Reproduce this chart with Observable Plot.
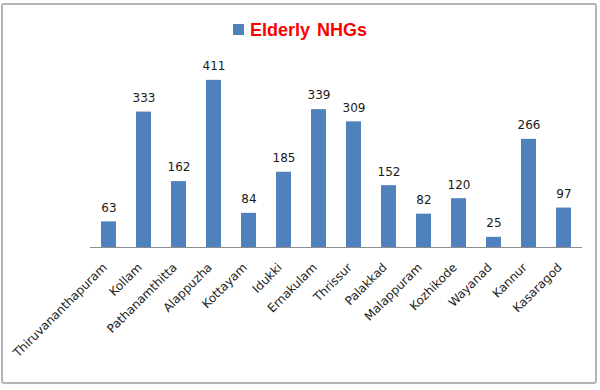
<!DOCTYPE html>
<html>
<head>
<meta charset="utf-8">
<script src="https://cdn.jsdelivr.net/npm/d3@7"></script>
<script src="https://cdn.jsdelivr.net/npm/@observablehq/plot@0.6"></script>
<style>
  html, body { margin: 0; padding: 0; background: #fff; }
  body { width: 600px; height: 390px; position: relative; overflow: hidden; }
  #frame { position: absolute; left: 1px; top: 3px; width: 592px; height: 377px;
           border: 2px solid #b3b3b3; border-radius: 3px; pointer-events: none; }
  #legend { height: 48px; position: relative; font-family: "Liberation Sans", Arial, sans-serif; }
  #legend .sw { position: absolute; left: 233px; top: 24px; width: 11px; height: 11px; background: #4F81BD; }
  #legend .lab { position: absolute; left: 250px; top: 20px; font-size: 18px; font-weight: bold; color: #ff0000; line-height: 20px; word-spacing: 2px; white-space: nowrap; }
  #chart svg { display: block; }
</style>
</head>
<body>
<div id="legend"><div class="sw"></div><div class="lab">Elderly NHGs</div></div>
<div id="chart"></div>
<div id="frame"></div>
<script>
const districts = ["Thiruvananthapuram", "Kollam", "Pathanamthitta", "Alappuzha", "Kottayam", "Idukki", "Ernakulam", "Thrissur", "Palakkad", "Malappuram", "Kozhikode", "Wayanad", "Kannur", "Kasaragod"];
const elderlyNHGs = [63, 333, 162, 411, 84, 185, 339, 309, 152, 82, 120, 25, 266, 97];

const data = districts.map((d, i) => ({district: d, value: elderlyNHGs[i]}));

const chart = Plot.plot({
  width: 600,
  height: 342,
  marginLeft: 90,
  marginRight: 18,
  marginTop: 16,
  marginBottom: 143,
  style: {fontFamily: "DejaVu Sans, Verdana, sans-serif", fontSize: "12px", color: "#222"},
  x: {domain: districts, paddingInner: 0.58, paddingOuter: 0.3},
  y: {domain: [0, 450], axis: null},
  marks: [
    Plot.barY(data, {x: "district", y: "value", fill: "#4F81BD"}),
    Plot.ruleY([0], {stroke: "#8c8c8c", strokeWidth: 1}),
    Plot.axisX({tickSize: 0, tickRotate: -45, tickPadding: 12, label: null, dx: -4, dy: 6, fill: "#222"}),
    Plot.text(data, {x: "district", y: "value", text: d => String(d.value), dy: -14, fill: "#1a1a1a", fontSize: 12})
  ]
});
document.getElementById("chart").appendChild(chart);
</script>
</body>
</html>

(Task to complete): Take the listing above and restate it word for word, without its pictures.

(Expected answer):
Reproduce this chart with Observable Plot.
<!DOCTYPE html>
<html>
<head>
<meta charset="utf-8">
<script src="https://cdn.jsdelivr.net/npm/d3@7"></script>
<script src="https://cdn.jsdelivr.net/npm/@observablehq/plot@0.6"></script>
<style>
  html, body { margin: 0; padding: 0; background: #fff; }
  body { width: 600px; height: 390px; position: relative; overflow: hidden; }
  #frame { position: absolute; left: 1px; top: 3px; width: 592px; height: 377px;
           border: 2px solid #b3b3b3; border-radius: 3px; pointer-events: none; }
  #legend { height: 48px; position: relative; font-family: "Liberation Sans", Arial, sans-serif; }
  #legend .sw { position: absolute; left: 233px; top: 24px; width: 11px; height: 11px; background: #4F81BD; }
  #legend .lab { position: absolute; left: 250px; top: 20px; font-size: 18px; font-weight: bold; color: #ff0000; line-height: 20px; word-spacing: 2px; white-space: nowrap; }
  #chart svg { display: block; }
</style>
</head>
<body>
<div id="legend"><div class="sw"></div><div class="lab">Elderly NHGs</div></div>
<div id="chart"></div>
<div id="frame"></div>
<script>
const districts = ["Thiruvananthapuram", "Kollam", "Pathanamthitta", "Alappuzha", "Kottayam", "Idukki", "Ernakulam", "Thrissur", "Palakkad", "Malappuram", "Kozhikode", "Wayanad", "Kannur", "Kasaragod"];
const elderlyNHGs = [63, 333, 162, 411, 84, 185, 339, 309, 152, 82, 120, 25, 266, 97];

const data = districts.map((d, i) => ({district: d, value: elderlyNHGs[i]}));

const chart = Plot.plot({
  width: 600,
  height: 342,
  marginLeft: 90,
  marginRight: 18,
  marginTop: 16,
  marginBottom: 143,
  style: {fontFamily: "DejaVu Sans, Verdana, sans-serif", fontSize: "12px", color: "#222"},
  x: {domain: districts, paddingInner: 0.58, paddingOuter: 0.3},
  y: {domain: [0, 450], axis: null},
  marks: [
    Plot.barY(data, {x: "district", y: "value", fill: "#4F81BD"}),
    Plot.ruleY([0], {stroke: "#8c8c8c", strokeWidth: 1}),
    Plot.axisX({tickSize: 0, tickRotate: -45, tickPadding: 12, label: null, dx: -4, dy: 6, fill: "#222"}),
    Plot.text(data, {x: "district", y: "value", text: d => String(d.value), dy: -14, fill: "#1a1a1a", fontSize: 12})
  ]
});
document.getElementById("chart").appendChild(chart);
</script>
</body>
</html>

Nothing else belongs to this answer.